DIAMOND NANOTHREADS = SPACE ELEVATOR? Sure, we dated Carbon nanotubes but it’s not like we’re married!

Okay, the issue to having a space elevator has been the thread – getting something that is both strong and can be woven to a length that extends up past the geosynchronous orbit and is approximately 10 meters in diameter. ‘We’ have been working on the space elevator for quite some time (from Google, to JAXA, to NASA, other countries and private companies) and now the expected year has changed from 2015 to 2035 (probably more do-able). The basic problem has always been in the idea of the carbon nanotube or boron nitride nanotube materials as the tensile element in the tether design. For years NASA has been offering a $2 million dollar prize to the person or lab that is able to weave it to any real length, but so far no takers. Now it seems we have options. Awesome! Maybe that 2035 year is too far off now!

To review; you don’t need to look far to find a space elevator, at least in Science Fiction. Arthur C. Clarke’s Fountains of Paradise or more recent Sunstorm and Kimberly Stanley Robinson’s 2312 are just some examples. A space elevator is nothing more than a cable that is fixed to a spot along the equator (at sea is the best from a security standpoint and in the eastern equatorial pacific to avoid storms). There is a counter weight at the upper end – out past the geosynchronous orbit and a tether that connects the two. A Climber (elevator car) climbs the cable in between the anchor and the counterweight.

A Space Elevator may cost mankind some $$ but it will also save plenty! Making transfer of cargo to the moon a simple event, placement of satellites into orbit, no problem, and astronauts would be able to launch to Mars, Europa, Alpha Centauri and oh yeah, the Moon for cheap and so more frequently. And further down the line when the world has many space elevators civilians could have a crawl to the stars ad back.

 Back to the recent discovery by some scientists from Penn State University; they have discovered how to produce a super-thin, super strong diamond nanothreads. Pretty cool, right?  A thread that is a long, strong, miniature diamond necklace – you know that will make the market place sing!
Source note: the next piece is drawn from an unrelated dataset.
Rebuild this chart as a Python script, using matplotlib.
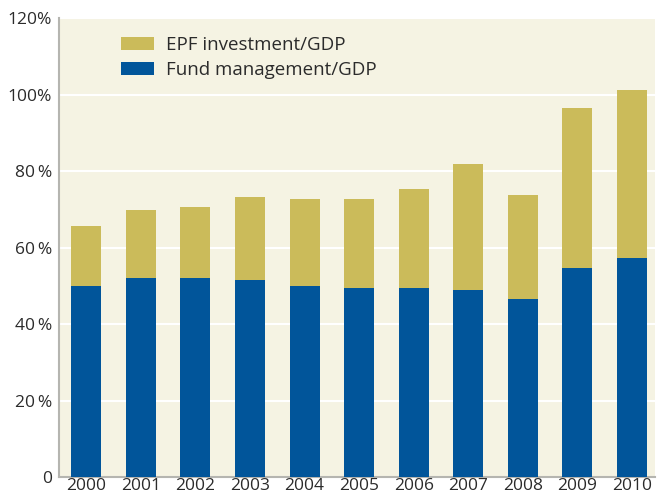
import matplotlib
matplotlib.use("Agg")
import matplotlib.pyplot as plt
from matplotlib.patches import Patch

plt.rcParams['font.family'] = ['Open Sans', 'DejaVu Sans']

years = ["2000", "2001", "2002", "2003", "2004", "2005", "2006", "2007", "2008", "2009", "2010"]
fund_mgmt = [50.0, 52.0, 52.0, 51.5, 50.0, 49.5, 49.5, 49.0, 46.5, 54.7, 57.2]
total = [65.6, 69.7, 70.6, 73.2, 72.7, 72.6, 75.2, 81.9, 73.6, 96.4, 101.1]
epf_invest = [t - f for t, f in zip(total, fund_mgmt)]
yticks = [0, 20, 40, 60, 80, 100, 120]
ytick_labels = ["0", "20\u2009%", "40\u2009%", "60\u2009%", "80\u2009%", "100%", "120%"]

blue = "#01559a"
gold = "#cbbb5a"
bg = "#f5f3e3"
text_color = "#2b2b2b"

fig = plt.figure(figsize=(6.58, 4.96), dpi=100)
ax = fig.add_axes([0.0897, 0.0383, 0.9057, 0.9254])
ax.set_facecolor(bg)

x = range(len(years))
ax.bar(x, fund_mgmt, width=0.55, color=blue, zorder=3)
ax.bar(x, epf_invest, width=0.55, bottom=fund_mgmt, color=gold, zorder=3)

ax.set_xlim(-0.5, 10.42)
ax.set_ylim(0, 120)
ax.set_yticks(yticks)
ax.set_yticklabels(ytick_labels)
ax.set_xticks(list(x))
ax.set_xticklabels(years)
ax.tick_params(axis='both', length=0, colors=text_color, labelsize=12.5)
ax.tick_params(axis='x', pad=1)
ax.tick_params(axis='y', pad=5)
for lbl in ax.get_xticklabels() + ax.get_yticklabels():
    lbl.set_fontweight('medium')
ax.grid(axis='y', color='white', linewidth=1.5, zorder=1)

for side in ['top', 'right']:
    ax.spines[side].set_visible(False)
for side in ['left', 'bottom']:
    ax.spines[side].set_color('#b5b5b0')
    ax.spines[side].set_linewidth(1.5)

handles = [Patch(facecolor=gold, label="EPF investment/GDP"),
           Patch(facecolor=blue, label="Fund management/GDP")]
ax.legend(handles=handles, loc='upper left', bbox_to_anchor=(0.075, 0.998),
          frameon=False, handlelength=1.8, handleheight=0.7,
          labelspacing=0.4, handletextpad=0.6, labelcolor=text_color,
          prop={'size': 13.5, 'weight': 'medium'})

fig.savefig("out.png", dpi=100)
Of course there are some other applications of this product, one of which involves the making of fuel-efficient cars. The intention of the research team is to continue on to see what other neat products and uses they can find through adding atoms to the nanothreads.

But when you think about it, what do you create after you have solved a problem that will allow the world to reach the stars – literally?